• Aim
From the first line of the listing below, retype each line up to and including the one with "import plotly.graph_objects as go"; pictures stay out.

• Collected data

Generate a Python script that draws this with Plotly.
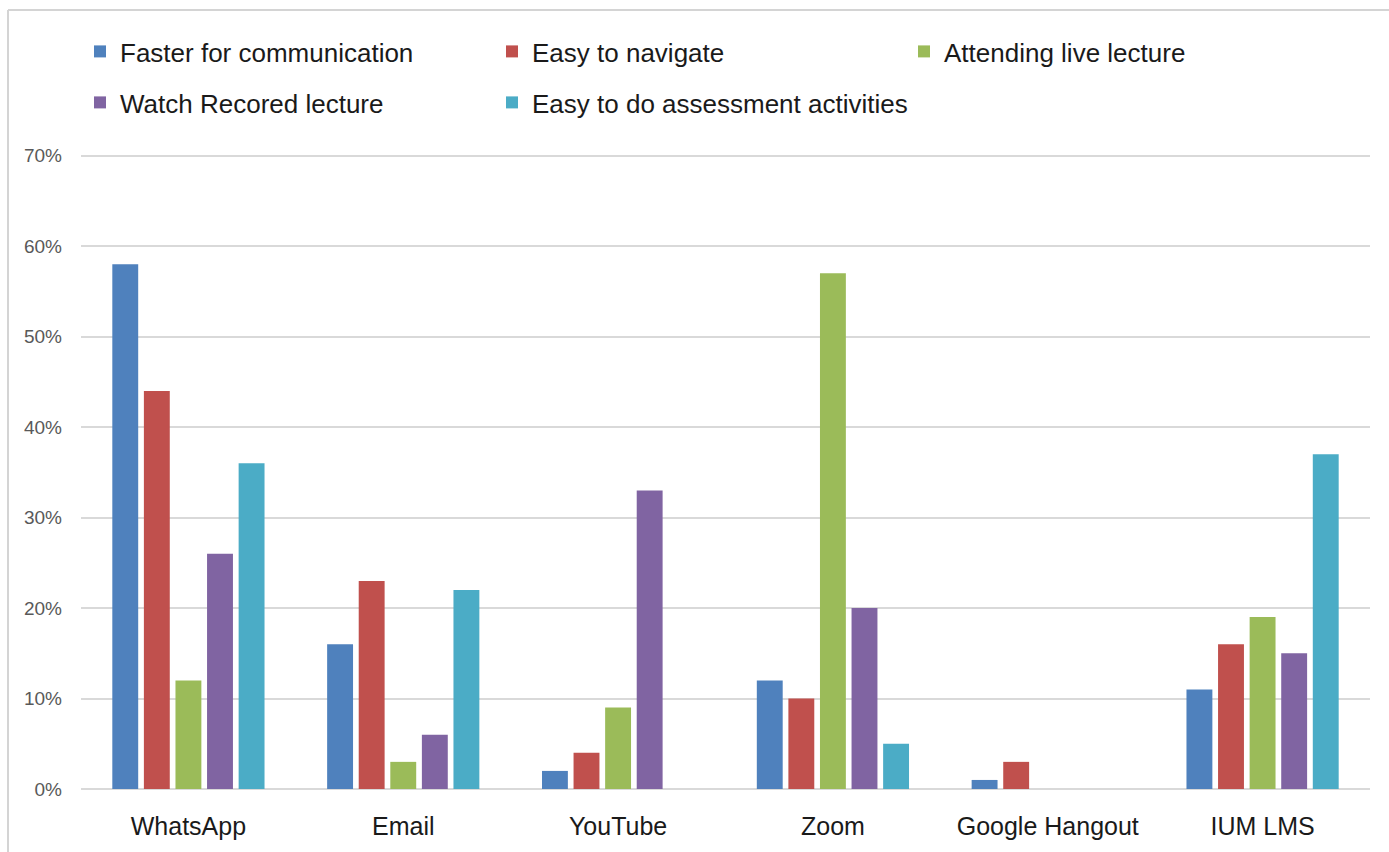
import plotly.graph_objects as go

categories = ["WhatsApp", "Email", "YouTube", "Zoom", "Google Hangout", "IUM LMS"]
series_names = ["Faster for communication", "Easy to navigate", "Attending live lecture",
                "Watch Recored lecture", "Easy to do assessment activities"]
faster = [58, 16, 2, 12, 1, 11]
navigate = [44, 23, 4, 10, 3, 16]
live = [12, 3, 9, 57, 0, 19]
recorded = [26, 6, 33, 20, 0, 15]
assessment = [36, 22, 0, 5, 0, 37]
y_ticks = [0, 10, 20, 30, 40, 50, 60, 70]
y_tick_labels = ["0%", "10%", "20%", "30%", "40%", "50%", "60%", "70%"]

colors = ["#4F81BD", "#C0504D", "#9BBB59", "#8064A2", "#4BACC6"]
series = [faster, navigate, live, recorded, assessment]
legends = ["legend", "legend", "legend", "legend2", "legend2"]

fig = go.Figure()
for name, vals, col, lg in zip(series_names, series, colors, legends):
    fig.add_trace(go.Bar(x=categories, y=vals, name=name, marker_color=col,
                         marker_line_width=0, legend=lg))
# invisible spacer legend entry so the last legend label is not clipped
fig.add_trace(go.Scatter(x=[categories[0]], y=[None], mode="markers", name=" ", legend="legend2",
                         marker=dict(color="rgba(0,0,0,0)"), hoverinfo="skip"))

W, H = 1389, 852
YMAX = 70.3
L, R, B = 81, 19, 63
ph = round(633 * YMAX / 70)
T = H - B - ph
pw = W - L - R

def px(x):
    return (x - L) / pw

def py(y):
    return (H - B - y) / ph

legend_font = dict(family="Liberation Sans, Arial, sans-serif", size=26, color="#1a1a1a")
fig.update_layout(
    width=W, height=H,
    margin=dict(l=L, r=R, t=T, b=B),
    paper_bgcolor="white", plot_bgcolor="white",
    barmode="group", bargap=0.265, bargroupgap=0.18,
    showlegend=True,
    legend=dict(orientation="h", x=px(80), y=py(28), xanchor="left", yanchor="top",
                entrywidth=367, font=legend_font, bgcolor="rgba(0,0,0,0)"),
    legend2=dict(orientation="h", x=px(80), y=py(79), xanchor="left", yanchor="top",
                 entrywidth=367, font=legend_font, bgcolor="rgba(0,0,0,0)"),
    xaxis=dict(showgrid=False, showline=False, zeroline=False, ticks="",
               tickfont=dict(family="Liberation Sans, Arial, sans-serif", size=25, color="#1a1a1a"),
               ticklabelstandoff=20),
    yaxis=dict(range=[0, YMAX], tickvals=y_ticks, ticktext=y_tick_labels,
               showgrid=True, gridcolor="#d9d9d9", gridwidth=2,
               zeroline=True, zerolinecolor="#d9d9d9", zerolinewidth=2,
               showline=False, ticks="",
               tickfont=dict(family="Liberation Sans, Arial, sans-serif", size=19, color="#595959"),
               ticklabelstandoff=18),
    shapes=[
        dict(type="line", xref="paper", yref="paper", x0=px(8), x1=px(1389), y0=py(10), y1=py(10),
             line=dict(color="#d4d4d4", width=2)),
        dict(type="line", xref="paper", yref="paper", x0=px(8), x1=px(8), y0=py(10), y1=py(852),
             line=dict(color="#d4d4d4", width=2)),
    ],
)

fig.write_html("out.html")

• Response to the exercise
Generate a Python script that draws this with Plotly.
import plotly.graph_objects as go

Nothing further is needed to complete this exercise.